Second Listen Sunday: Donell Jones, Where I Wanna Be

Donell Jones had already made a name for himself, writing for the likes of Usher, Jade, and Madonna, when his debut album My Heart hit stores in the summer of 1996. Jones’s debut featured the hit singles “In The Hood,” “You Should Know,” and his cover of the timeless Stevie Wonder classic “Knocks Me Off My Feet.” Furthermore, two of the album tracks, the slow jams “No Interruptions” and “I Want You To Know,” are better songs than some folk’s entire discographies that entered the music game in the last twenty years.

However, for this week’s Second Listen Sunday, I wanted to focus on Jones’s sophomore album and arguably his magnum opus, 1999’s Where I Wanna Be. As the nineties were closing, R&B was still vital for the most part, and there was no real competition from male singers at the time. Jones’s label LaFace capitalized on the time frame by releasing Where I Wanna Be, shortly after Brian McKnight’s Back At One and a few weeks before Sisqó’s solo debut Unleash The Dragon.
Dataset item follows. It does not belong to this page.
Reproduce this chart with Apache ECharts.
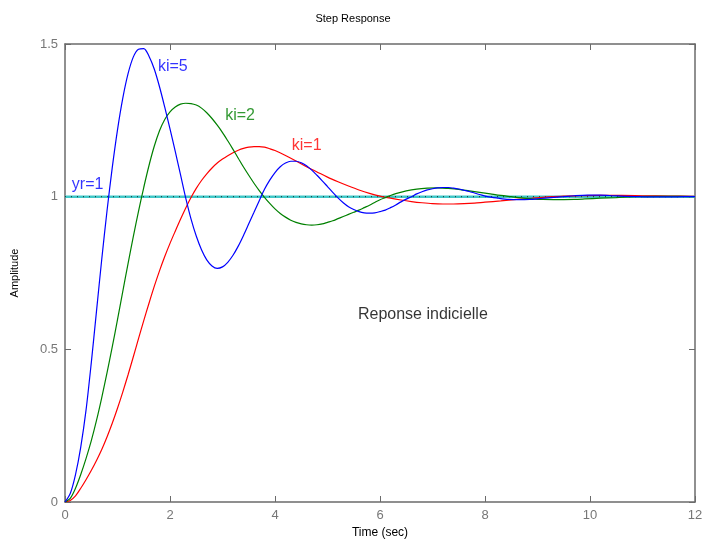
<!DOCTYPE html>
<html><head><meta charset="utf-8">
<script src="https://cdn.jsdelivr.net/npm/echarts@6/dist/echarts.min.js"></script>
<style>html,body{margin:0;padding:0;background:#fff}#c{width:706px;height:541px}</style>
</head><body><div id="c"></div>
<script>
var xTicks = [0, 2, 4, 6, 8, 10, 12];
var yTicks = [0, 0.5, 1, 1.5];
var ki5 = [[0,0],[0.1,0.028],[0.2,0.09],[0.3,0.18],[0.4,0.3],[0.5,0.455],[0.6,0.625],[0.7,0.795],[0.8,0.953],[0.9,1.095],[1.0,1.219],[1.1,1.322],[1.2,1.402],[1.3,1.457],[1.4,1.483],[1.5,1.485],[1.6,1.46],[1.7,1.418],[1.8,1.36],[1.9,1.293],[2.0,1.222],[2.1,1.148],[2.2,1.072],[2.3,0.995],[2.4,0.927],[2.5,0.871],[2.6,0.826],[2.7,0.793],[2.8,0.773],[2.9,0.765],[3.0,0.77],[3.1,0.785],[3.2,0.808],[3.3,0.838],[3.4,0.873],[3.5,0.911],[3.6,0.949],[3.7,0.987],[3.8,1.024],[3.9,1.054],[4.0,1.079],[4.1,1.098],[4.2,1.11],[4.3,1.116],[4.4,1.116],[4.5,1.111],[4.6,1.101],[4.7,1.087],[4.8,1.07],[4.9,1.052],[5.0,1.033],[5.1,1.014],[5.2,0.996],[5.3,0.98],[5.4,0.967],[5.5,0.958],[5.6,0.951],[5.7,0.947],[5.8,0.946],[5.9,0.947],[6.0,0.951],[6.1,0.956],[6.2,0.964],[6.3,0.973],[6.4,0.983],[6.5,0.992],[6.6,1.0],[6.7,1.009],[6.8,1.016],[6.9,1.022],[7.0,1.026],[7.1,1.029],[7.2,1.03],[7.3,1.03],[7.4,1.028],[7.5,1.025],[7.6,1.021],[7.7,1.017],[7.8,1.012],[7.9,1.007],[8.05,1.0],[8.25,0.995],[8.45,0.991],[8.65,0.99],[8.85,0.991],[9.05,0.994],[9.25,0.997],[9.49,1.0],[9.7,1.003],[9.95,1.005],[10.2,1.005],[10.45,1.003],[10.7,1.001],[10.95,1.0],[11.2,0.999],[11.5,0.999],[11.8,1.0],[12,1.0]];
var ki2 = [[0,0],[0.1,0.012],[0.2,0.045],[0.3,0.09],[0.4,0.142],[0.5,0.2],[0.6,0.267],[0.7,0.342],[0.8,0.423],[0.9,0.508],[1.0,0.597],[1.1,0.689],[1.2,0.78],[1.3,0.868],[1.4,0.952],[1.5,1.03],[1.6,1.102],[1.7,1.165],[1.8,1.216],[1.9,1.253],[2.0,1.278],[2.1,1.294],[2.2,1.303],[2.3,1.306],[2.4,1.305],[2.5,1.3],[2.6,1.29],[2.7,1.275],[2.8,1.256],[2.9,1.234],[3.0,1.21],[3.1,1.183],[3.2,1.155],[3.3,1.126],[3.4,1.097],[3.5,1.07],[3.6,1.044],[3.7,1.02],[3.8,0.998],[3.9,0.978],[4.0,0.96],[4.1,0.945],[4.2,0.933],[4.3,0.923],[4.4,0.916],[4.5,0.911],[4.6,0.908],[4.7,0.907],[4.8,0.908],[4.9,0.911],[5.0,0.916],[5.1,0.921],[5.2,0.928],[5.3,0.935],[5.4,0.942],[5.5,0.949],[5.6,0.956],[5.7,0.964],[5.8,0.972],[5.9,0.981],[6.0,0.99],[6.1,0.997],[6.2,1.004],[6.3,1.01],[6.5,1.019],[6.7,1.025],[6.9,1.028],[7.1,1.029],[7.3,1.027],[7.5,1.024],[7.7,1.019],[7.9,1.014],[8.1,1.009],[8.3,1.004],[8.5,1.0],[8.7,0.996],[8.9,0.993],[9.1,0.991],[9.3,0.9905],[9.5,0.9905],[9.7,0.991],[9.9,0.9925],[10.2,0.995],[10.5,0.997],[10.85,1.0],[11.3,1.001],[11.7,1.001],[12,1.0]];
var ki1 = [[0,0],[0.1,0.005],[0.2,0.02],[0.3,0.045],[0.4,0.073],[0.5,0.103],[0.6,0.136],[0.7,0.172],[0.8,0.213],[0.9,0.258],[1.0,0.307],[1.1,0.36],[1.2,0.416],[1.3,0.475],[1.4,0.535],[1.5,0.594],[1.6,0.651],[1.7,0.706],[1.8,0.757],[1.9,0.804],[2.0,0.847],[2.1,0.887],[2.2,0.926],[2.3,0.963],[2.4,0.997],[2.5,1.027],[2.6,1.053],[2.7,1.075],[2.8,1.094],[2.9,1.11],[3.0,1.123],[3.1,1.134],[3.2,1.144],[3.3,1.152],[3.4,1.158],[3.5,1.162],[3.6,1.164],[3.7,1.164],[3.8,1.162],[3.9,1.157],[4.0,1.151],[4.2,1.135],[4.4,1.117],[4.6,1.098],[4.8,1.081],[5.0,1.064],[5.2,1.049],[5.4,1.035],[5.6,1.022],[5.8,1.011],[6.0,1.002],[6.2,0.995],[6.4,0.989],[6.6,0.984],[6.8,0.98],[7.0,0.977],[7.2,0.976],[7.4,0.976],[7.6,0.977],[7.8,0.979],[8.0,0.982],[8.3,0.986],[8.6,0.991],[8.9,0.995],[9.2,0.999],[9.5,1.002],[9.8,1.003],[10.2,1.004],[10.6,1.004],[11.0,1.003],[11.5,1.002],[12,1.001]];
var yr = [[0,1],[12,1]];
var notes = [
  {t:'ki=5', x:1.77, y:1.425, c:'#0000ff'},
  {t:'ki=2', x:3.05, y:1.264, c:'#008000'},
  {t:'ki=1', x:4.32, y:1.166, c:'#ff0000'},
  {t:'yr=1', x:0.13, y:1.041, c:'#0000ff'},
  {t:'Reponse indicielle', x:5.58, y:0.615, c:'#000000'}
];
var axisCol = '#6b6b6b';
var font = 'Liberation Sans, Arial, sans-serif';
var chart = echarts.init(document.getElementById('c'));
function ax(extra){
  return Object.assign({
    type:'value', min:0,
    axisLine:{show:true,onZero:false,lineStyle:{color:axisCol,width:1.5}},
    axisTick:{show:true,inside:true,length:6,lineStyle:{color:axisCol}},
    splitLine:{show:false},
    axisLabel:{color:'#777',fontSize:13,fontFamily:font}
  }, extra);
}
chart.setOption({
  animation:false,
  backgroundColor:'#fff',
  title:{text:'Step Response',left:'center',top:8,textStyle:{fontSize:11,fontWeight:'normal',color:'#000',fontFamily:font}},
  grid:{left:65,right:11,top:44,bottom:39,outerBoundsMode:'none',containLabel:false},
  xAxis:[
    ax({max:12,interval:2,position:'bottom',name:'Time (sec)',nameLocation:'middle',nameGap:24,nameTextStyle:{fontSize:12,color:'#000',fontFamily:font},axisLabel:{color:'#777',fontSize:13,fontFamily:font,margin:7}}),
    ax({max:12,interval:2,position:'top',axisLabel:{show:false}})
  ],
  yAxis:[
    ax({max:1.5,interval:0.5,position:'left',name:'Amplitude',nameLocation:'middle',nameGap:45,nameTextStyle:{fontSize:11,color:'#000',fontFamily:font},axisLabel:{color:'#777',fontSize:13,fontFamily:font,margin:7}}),
    ax({max:1.5,interval:0.5,position:'right',axisLabel:{show:false}})
  ],
  series:[
    {type:'line',data:yr,symbol:'none',lineStyle:{color:'#40c8c8',width:2.5},z:1},
    {type:'line',data:yr,symbol:'none',lineStyle:{color:'#1a4a4a',width:1.2,type:[1,5]},z:2},
    {type:'line',data:ki1,symbol:'none',smooth:0.3,lineStyle:{color:'#ff0000',width:1.2},z:3},
    {type:'line',data:ki2,symbol:'none',smooth:0.3,lineStyle:{color:'#008000',width:1.2},z:3},
    {type:'line',data:ki5,symbol:'none',smooth:0.3,lineStyle:{color:'#0000ff',width:1.2},z:3},
    {type:'scatter',symbolSize:0,z:5,data:notes.map(function(n){return {value:[n.x,n.y],label:{show:true,position:'right',distance:0,formatter:n.t,color:n.c,fontSize:16,fontFamily:font}};})}
  ]
});
</script></body></html>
For the first single, “U Know What’s Up,” Jones reunited with producers Eddie F and Darren Lighty, whom he worked with on his debut. The label made the intelligent choice to release two versions of the song, one without rap to pop radio stations and the remix with a Hot 16 from TLC’S Left Eye. A joyful bop song has relatable lyrics for anyone immediately attracted to someone who catches your eye while hanging out with friends.

The album’s titular track was the second single and would become the singer’s signature ballad. Now over the years, there have been many debates that try and paint Jones as a trashy individual. However, at age 41, I respect what Jones is crooning about. Jones is upfront and says he’d instead leave than cheat. He wants to find himself to be the best man for his lady.

Depending on the market you were in, the third single was either “Shorty (Got Her Eyes On Me)” or “This Luv .”Both songs were strong singles that effectively explored romance. The former finds Jones telling the object of his affection to shoot her shot, or he’s moving on to the next one. In comparison, the latter song finds Jones playfully telling a lady to take a chance on him.

The rest of the album finds Jones exploring the typical R&B tropes of the nineties with a natural flair. “Have You Seen Her,” “All Her Love,” and “It’s Alright” were strong album tracks. However, the two songs I kept on repeat upon purchasing the album were “Think About It (and “I Wanna Luv U). Both songs effectively evoke intimacy and can set a mood.

Overall, Where I Wanna Be still holds up twenty-three years later. The only misstep in the album is some of the sequencings toward the latter half. However, the songs are so strong in the quality we can give Mr. Jones a pass.